Which version was I using again?
Sorry if you've signed up for email notification and gotten some wierd notifications over the past twelve hours. That's because there was a show-stopping bug in the code that only now was triggered.
You see, I rewrote the email notification code some time ago, but hadn't fully tested it yet. Then, a few days ago I decided to add in custom error pages and kept having issues. I knew I had done it before, then I realized I did, over there, but the custom error pages weren't working over here. I thought maybe it was a different version of the code.
So I checked out a fresh copy over at the other place to see if I broke whatever it was that made the custom pages work (it was using an older code base there), and it still worked. But since I'm not using email notification over there, the new email notification code was still untested.
So I checked out a fresh copy here. The custom error pages were still broken.
Turns out it was the installation of Apache on the server here (I used the distro-installed version for a change)—seems that it has a directory alias for /error/
, which just so happens is what I named the directory. Had I named it /errors/
(plural) things would have worked the first time and all of this wouldn't have happened (or rather, would have happened at a later time).
Sigh.
But I did.
But notice that I hadn't tested the email notification code yet.
Until yesterday and today.
And boy, did things blow up.
The program kept crashing. Normally, that isn't much of an issue (well, okay, it is an issue) because normally, one is in front of the program to watch it crash, but in this case, I wasn't aware of the crash, because I used the email interface.
Now, mod_blog
takes the entry (from a web page, a file, or through email), adds it to the archive, generates the new page, and then, if enabled, sends the email notifications.
It was crashing (unbeknowst to me) during the email notifications.
Postfix has been instructed to send emails to a particular address to mod_blog
, which it does. But Postfix also notices that the program crashed. So it requeues the email.

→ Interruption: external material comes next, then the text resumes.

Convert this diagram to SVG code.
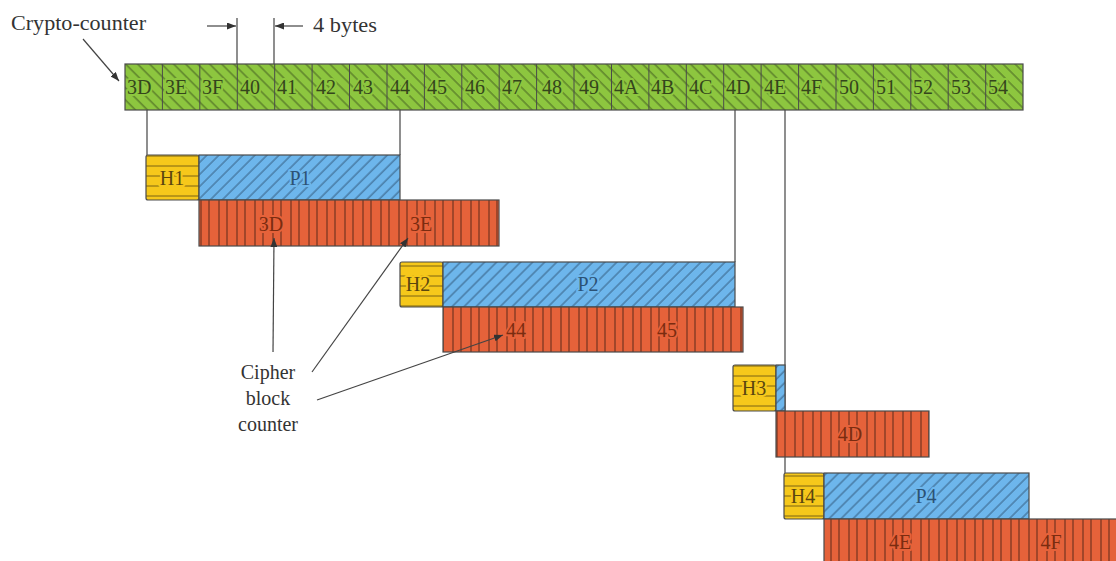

And when the program crashes, the update lock it has is released (technically, it's a file lock that the kernel maintains, but hey, the program goes away, so does the lock).
Next entry comes along, process repeats, and Postfix realizes it has some email queued up, and tries to send that at the same time. Now we have two processes trying to update the blog. Normally, this isn't an issue because of the update lock. But the lock is released in an uncontrolled state and …
Things blow up and get ugly.
But what I'm seeing is a blog that failed a validation check, I fix it, only to have it fail the validation check again, which I fix, only to fail the validation yet again, only now I notice that the same entry I thought I fixed twice keeps coming back to haunt me and even worse, the entire front page is a mess, and is remaining a mess no matter what I do.
I tracked the problem down, but I may have sent some spurious notifications in doing so. Once I realized it was the new email notification code (and man, how did I ever check that code in? Leaks memory like you wouldn't believe! Sheesh) I reverted to the old version, cleared out the mail queue and hopefully, got this situation under control.